IC Broadcasting’s Island Symbiosis – Listening to Taiwan talks about how to use eco-friendly farming to develop the local industries in Jinshan Qingshui Wetlands. We welcome you to listen

2020/12/16

The Qingshui Wetlands, located in Jinshan District in New Taipei City, was the first stop of migrating birds arriving in Taiwan for the winter. However, due to raising land prices in recent years and unreasonable farming income half of the farmlands covering over 100 hectares have been abandoned in the Qingshui Wetlands.

At the end of 2007, a family of four red-crowned cranes arrived in Jinshan for the winter. The farmers were worried that the land will be classified as important national wetlands and they began to protest. Jinshan, a small town rich in culture, was on the edge of being divided.

Only in the winter of 2014, when a Siberian white crane traveled thousands of miles to the area, was hope found. The local farmers agreed to provide fallow farmlands. Ecological subsidies and guaranteed purchasing prices were provided to ensure the farmer’s income. This successfully allowed the area of eco-friendly farms to expand from 0.5 hectares to more than 3 hectares. These actions also further promoted the "Jinshan Initiative," which is in line with the spirit of the “Satoyama Initiative.”

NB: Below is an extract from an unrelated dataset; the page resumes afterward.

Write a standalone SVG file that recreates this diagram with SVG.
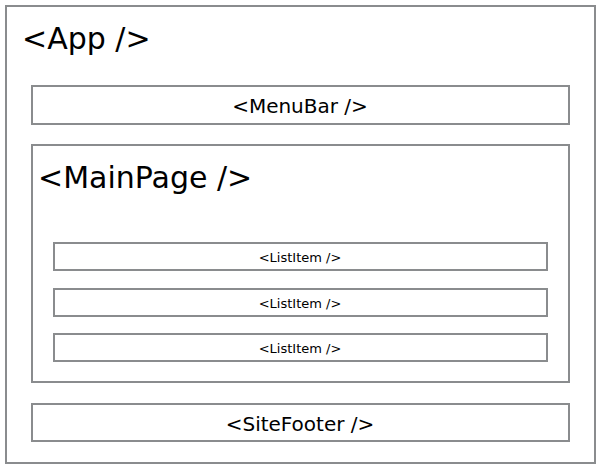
<svg xmlns="http://www.w3.org/2000/svg" width="602" height="469" viewBox="0 0 602 469">
<style>
.box{fill:#fff;stroke:#8a8c8e;stroke-width:2}
text{font-family:"DejaVu Sans","Noto Sans",sans-serif;fill:#000}
.big{font-size:30px}
.mid{font-size:20px;text-anchor:middle}
.sm{font-size:13px;text-anchor:middle}
</style>
<rect width="602" height="469" fill="#fff"/>
<g id="app">
<rect class="box" x="6" y="6" width="589" height="457"/>
<text class="big" x="22" y="49">&lt;App /&gt;</text>
</g>
<g id="menubar">
<rect class="box" x="32" y="86" width="537" height="38"/>
<text class="mid" x="300" y="113">&lt;MenuBar /&gt;</text>
</g>
<g id="mainpage">
<rect class="box" x="32" y="145" width="537" height="237"/>
<text class="big" x="38" y="188">&lt;MainPage /&gt;</text>
</g>
<g id="listitem1">
<rect class="box" x="54" y="243" width="493" height="27"/>
<text class="sm" x="300" y="262">&lt;ListItem /&gt;</text>
</g>
<g id="listitem2">
<rect class="box" x="54" y="289" width="493" height="27"/>
<text class="sm" x="300" y="308">&lt;ListItem /&gt;</text>
</g>
<g id="listitem3">
<rect class="box" x="54" y="334" width="493" height="27"/>
<text class="sm" x="300" y="353">&lt;ListItem /&gt;</text>
</g>
<g id="sitefooter">
<rect class="box" x="32" y="404" width="537" height="37"/>
<text class="mid" x="300" y="431">&lt;SiteFooter /&gt;</text>
</g>
<g id="connectors"></g>
</svg>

When conservation is in conflict with the livelihood of local residents, is it necessary for one side to be sacrificed? The episode interviews Liao Ren-Hui, Chairperson of Spring Thunder Environmental Society, Taiwan, to talk about the Jinshan Initiative. The episode talks about how they used eco-friendly farming as the basis for local industrial developments and leads the audience on an educational tour of the wetlands.